What is being asked:
Leaving out every picture, copy the lines of the data exactly, from the first through the line containing "var rightTicks = [0, 100000000, 200000000, 300000000];".
--- start of Supplied data ---
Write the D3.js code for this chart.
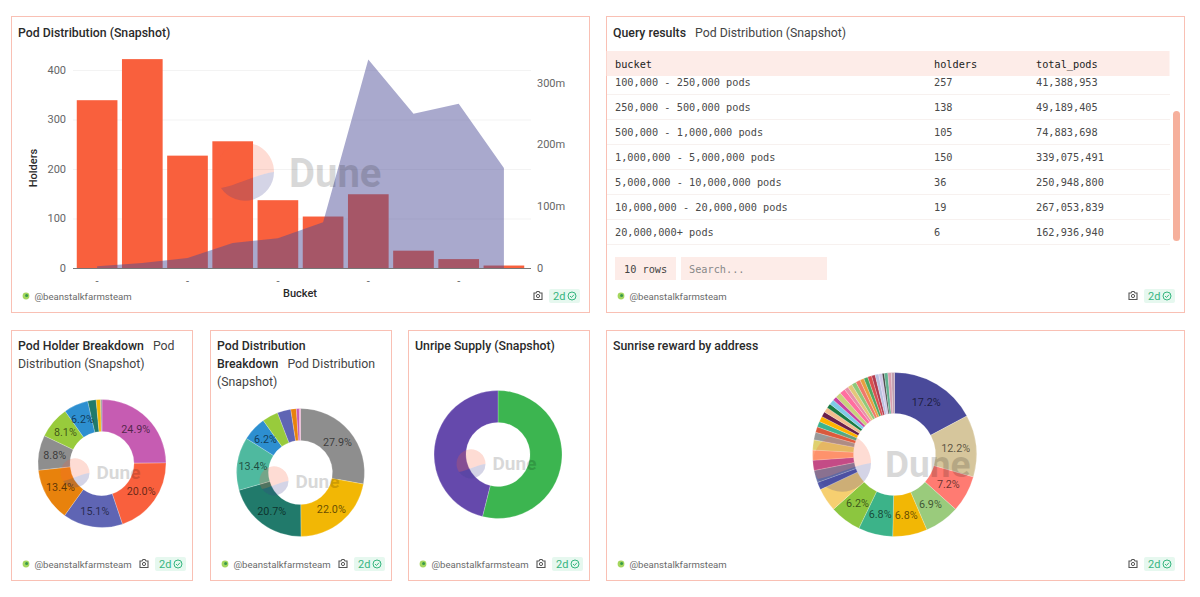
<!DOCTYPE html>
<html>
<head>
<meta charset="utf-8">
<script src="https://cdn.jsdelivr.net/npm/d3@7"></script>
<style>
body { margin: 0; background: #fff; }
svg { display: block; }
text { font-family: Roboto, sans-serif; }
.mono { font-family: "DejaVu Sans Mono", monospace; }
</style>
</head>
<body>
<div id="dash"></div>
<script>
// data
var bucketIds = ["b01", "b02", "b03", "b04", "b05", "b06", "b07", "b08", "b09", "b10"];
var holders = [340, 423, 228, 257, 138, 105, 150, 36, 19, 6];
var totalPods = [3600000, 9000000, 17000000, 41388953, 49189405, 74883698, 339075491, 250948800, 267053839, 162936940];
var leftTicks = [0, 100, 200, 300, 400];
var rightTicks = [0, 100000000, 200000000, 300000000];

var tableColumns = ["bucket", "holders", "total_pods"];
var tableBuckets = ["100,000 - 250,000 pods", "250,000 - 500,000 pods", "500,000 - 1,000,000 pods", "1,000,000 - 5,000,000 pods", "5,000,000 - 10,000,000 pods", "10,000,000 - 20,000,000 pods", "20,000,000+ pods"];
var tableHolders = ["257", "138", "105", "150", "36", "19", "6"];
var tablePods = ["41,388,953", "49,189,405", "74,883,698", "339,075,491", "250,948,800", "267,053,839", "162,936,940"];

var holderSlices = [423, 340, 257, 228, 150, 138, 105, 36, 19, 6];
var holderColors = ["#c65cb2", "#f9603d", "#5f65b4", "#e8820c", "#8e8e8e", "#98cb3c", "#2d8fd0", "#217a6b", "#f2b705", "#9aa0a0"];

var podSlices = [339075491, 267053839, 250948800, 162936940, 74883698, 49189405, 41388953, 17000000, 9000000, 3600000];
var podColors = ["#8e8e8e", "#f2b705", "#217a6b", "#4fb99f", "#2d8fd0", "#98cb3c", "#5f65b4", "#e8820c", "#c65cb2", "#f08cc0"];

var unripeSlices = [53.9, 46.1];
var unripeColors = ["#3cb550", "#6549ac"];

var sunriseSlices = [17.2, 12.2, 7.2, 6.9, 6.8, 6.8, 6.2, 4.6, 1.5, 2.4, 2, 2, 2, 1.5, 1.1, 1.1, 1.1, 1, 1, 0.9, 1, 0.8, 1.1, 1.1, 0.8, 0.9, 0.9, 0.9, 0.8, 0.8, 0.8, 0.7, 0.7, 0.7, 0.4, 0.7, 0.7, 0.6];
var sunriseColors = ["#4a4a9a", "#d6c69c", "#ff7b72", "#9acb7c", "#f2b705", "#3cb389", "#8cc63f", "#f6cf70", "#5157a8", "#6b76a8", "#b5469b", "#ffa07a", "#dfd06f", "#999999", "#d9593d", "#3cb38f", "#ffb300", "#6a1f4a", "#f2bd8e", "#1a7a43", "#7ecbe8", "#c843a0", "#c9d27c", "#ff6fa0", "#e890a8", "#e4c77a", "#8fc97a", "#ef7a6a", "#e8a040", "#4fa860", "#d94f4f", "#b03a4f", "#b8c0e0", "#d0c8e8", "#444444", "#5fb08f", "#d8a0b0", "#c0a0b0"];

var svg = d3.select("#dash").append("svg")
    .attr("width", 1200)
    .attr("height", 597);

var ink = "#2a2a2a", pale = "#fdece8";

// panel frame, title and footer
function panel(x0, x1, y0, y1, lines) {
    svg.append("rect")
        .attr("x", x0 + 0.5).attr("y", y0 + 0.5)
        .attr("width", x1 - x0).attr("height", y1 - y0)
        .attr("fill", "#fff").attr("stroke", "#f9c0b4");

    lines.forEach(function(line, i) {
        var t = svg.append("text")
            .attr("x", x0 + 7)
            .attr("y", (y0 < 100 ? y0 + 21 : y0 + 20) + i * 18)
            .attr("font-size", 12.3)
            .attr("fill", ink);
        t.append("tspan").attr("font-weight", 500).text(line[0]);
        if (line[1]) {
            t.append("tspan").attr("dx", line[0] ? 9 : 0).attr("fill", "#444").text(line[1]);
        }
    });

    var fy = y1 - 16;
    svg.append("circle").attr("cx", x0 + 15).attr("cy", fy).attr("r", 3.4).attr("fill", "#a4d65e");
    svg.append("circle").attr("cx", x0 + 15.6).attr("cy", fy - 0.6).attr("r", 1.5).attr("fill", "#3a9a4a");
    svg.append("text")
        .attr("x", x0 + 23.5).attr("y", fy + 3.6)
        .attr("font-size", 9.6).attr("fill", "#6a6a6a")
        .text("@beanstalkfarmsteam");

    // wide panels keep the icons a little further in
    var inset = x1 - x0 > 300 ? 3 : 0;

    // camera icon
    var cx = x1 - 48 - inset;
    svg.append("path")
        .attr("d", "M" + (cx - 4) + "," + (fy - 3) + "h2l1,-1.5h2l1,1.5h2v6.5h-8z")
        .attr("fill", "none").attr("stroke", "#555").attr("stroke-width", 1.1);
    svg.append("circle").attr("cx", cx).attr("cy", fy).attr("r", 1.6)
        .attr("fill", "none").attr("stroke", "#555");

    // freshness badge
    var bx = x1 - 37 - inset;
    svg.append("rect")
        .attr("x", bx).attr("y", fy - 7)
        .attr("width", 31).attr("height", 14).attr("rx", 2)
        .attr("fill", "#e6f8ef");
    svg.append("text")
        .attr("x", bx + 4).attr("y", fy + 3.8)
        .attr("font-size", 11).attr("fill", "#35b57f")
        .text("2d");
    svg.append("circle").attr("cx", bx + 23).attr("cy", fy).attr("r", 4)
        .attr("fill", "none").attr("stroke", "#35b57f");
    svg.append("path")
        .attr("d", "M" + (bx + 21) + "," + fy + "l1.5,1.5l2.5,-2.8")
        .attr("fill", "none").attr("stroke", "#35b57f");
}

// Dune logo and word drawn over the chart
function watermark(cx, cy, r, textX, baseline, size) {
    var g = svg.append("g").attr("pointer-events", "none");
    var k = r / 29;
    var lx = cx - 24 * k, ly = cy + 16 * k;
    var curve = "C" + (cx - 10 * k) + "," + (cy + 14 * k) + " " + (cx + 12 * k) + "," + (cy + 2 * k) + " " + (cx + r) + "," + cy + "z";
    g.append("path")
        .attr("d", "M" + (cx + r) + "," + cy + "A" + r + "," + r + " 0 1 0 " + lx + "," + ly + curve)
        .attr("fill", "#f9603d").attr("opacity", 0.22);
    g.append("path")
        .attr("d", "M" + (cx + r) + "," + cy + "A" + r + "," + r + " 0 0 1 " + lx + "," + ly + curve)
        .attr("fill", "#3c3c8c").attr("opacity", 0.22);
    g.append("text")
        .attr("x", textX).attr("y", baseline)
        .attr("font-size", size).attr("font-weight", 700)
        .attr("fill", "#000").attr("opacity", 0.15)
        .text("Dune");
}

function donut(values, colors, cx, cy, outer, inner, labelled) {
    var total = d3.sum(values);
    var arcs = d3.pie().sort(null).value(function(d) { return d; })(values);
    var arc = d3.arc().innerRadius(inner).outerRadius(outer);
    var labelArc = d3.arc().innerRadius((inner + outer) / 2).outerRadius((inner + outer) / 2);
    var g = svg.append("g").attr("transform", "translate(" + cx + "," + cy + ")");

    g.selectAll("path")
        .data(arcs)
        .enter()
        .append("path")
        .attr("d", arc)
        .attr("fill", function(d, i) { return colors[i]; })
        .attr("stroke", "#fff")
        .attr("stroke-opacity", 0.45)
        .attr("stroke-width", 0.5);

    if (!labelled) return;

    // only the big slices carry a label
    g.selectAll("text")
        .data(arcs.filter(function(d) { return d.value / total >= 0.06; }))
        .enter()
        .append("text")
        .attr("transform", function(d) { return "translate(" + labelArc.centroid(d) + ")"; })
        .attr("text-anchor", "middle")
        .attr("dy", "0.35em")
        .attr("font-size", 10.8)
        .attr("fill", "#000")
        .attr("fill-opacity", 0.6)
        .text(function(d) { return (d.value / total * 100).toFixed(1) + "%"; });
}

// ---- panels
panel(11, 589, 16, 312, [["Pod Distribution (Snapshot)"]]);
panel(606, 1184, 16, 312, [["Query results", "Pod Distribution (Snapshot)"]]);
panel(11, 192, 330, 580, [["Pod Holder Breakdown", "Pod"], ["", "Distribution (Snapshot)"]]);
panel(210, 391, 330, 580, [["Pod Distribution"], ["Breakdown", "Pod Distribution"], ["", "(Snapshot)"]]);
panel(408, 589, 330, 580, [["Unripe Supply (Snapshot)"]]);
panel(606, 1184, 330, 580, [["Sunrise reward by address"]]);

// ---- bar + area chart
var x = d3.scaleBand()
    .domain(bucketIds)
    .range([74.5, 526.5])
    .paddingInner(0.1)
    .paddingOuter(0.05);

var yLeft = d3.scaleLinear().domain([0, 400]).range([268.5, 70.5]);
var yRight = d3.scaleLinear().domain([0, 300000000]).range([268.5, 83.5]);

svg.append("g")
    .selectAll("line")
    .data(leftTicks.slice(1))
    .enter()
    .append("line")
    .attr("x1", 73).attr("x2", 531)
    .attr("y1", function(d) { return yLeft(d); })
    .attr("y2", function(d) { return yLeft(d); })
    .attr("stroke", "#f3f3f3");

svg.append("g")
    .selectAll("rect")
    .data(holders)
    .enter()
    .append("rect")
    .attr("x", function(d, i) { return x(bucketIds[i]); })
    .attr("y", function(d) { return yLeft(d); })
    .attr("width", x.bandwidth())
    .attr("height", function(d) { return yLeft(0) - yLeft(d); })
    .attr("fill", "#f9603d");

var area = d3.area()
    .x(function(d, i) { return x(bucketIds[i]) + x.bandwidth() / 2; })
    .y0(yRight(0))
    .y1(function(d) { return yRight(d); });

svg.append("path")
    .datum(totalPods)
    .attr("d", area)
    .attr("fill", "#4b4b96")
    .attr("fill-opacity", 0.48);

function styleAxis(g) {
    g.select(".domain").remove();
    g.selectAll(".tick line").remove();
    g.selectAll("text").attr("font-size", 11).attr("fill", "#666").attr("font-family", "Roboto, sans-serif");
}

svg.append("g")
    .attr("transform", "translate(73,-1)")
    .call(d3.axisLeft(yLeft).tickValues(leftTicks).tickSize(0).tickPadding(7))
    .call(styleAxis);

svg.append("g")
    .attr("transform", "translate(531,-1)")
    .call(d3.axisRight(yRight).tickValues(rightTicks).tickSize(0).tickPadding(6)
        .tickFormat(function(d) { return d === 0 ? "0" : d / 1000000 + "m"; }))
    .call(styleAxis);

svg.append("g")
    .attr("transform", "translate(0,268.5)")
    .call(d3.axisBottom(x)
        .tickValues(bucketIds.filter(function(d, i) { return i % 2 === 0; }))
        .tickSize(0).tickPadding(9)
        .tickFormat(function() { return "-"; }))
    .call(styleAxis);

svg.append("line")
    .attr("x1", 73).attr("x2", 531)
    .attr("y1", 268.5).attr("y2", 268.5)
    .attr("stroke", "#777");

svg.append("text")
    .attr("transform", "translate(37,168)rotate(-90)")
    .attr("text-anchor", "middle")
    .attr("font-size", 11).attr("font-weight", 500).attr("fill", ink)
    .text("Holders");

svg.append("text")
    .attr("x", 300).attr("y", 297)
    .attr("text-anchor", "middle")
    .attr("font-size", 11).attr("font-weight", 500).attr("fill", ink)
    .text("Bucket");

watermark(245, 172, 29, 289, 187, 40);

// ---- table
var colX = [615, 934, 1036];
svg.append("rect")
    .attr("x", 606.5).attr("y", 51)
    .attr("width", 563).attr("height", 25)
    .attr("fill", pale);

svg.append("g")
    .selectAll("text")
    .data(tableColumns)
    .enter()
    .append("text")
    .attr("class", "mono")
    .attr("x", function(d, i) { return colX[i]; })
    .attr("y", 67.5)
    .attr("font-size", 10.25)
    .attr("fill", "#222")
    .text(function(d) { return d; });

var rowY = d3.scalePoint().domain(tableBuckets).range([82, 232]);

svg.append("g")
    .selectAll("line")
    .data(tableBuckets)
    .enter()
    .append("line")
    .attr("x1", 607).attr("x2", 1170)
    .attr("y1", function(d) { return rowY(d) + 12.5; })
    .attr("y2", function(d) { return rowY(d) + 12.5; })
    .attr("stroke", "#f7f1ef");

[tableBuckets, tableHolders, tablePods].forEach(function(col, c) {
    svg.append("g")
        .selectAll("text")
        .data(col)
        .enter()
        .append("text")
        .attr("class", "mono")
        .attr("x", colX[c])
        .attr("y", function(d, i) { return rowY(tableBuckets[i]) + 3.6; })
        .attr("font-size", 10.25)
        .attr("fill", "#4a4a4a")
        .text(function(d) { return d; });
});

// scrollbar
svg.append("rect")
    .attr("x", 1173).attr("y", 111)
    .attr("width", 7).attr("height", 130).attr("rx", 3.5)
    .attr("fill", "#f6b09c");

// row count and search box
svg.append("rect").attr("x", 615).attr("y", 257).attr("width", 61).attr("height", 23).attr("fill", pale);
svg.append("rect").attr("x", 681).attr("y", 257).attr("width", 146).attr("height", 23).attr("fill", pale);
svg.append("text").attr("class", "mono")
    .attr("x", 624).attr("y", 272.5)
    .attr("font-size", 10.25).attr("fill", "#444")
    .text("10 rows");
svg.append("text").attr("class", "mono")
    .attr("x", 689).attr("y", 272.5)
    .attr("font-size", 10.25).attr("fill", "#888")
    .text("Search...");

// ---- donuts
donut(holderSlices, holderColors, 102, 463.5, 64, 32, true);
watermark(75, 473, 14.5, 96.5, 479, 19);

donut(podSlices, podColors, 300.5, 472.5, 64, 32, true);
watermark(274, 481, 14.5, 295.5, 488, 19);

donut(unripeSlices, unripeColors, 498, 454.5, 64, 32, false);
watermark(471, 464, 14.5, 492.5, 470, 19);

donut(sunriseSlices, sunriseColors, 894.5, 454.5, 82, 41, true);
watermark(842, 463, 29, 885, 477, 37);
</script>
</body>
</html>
--- end of Supplied data ---
Written response:
Write the D3.js code for this chart.
<!DOCTYPE html>
<html>
<head>
<meta charset="utf-8">
<script src="https://cdn.jsdelivr.net/npm/d3@7"></script>
<style>
body { margin: 0; background: #fff; }
svg { display: block; }
text { font-family: Roboto, sans-serif; }
.mono { font-family: "DejaVu Sans Mono", monospace; }
</style>
</head>
<body>
<div id="dash"></div>
<script>
// data
var bucketIds = ["b01", "b02", "b03", "b04", "b05", "b06", "b07", "b08", "b09", "b10"];
var holders = [340, 423, 228, 257, 138, 105, 150, 36, 19, 6];
var totalPods = [3600000, 9000000, 17000000, 41388953, 49189405, 74883698, 339075491, 250948800, 267053839, 162936940];
var leftTicks = [0, 100, 200, 300, 400];
var rightTicks = [0, 100000000, 200000000, 300000000];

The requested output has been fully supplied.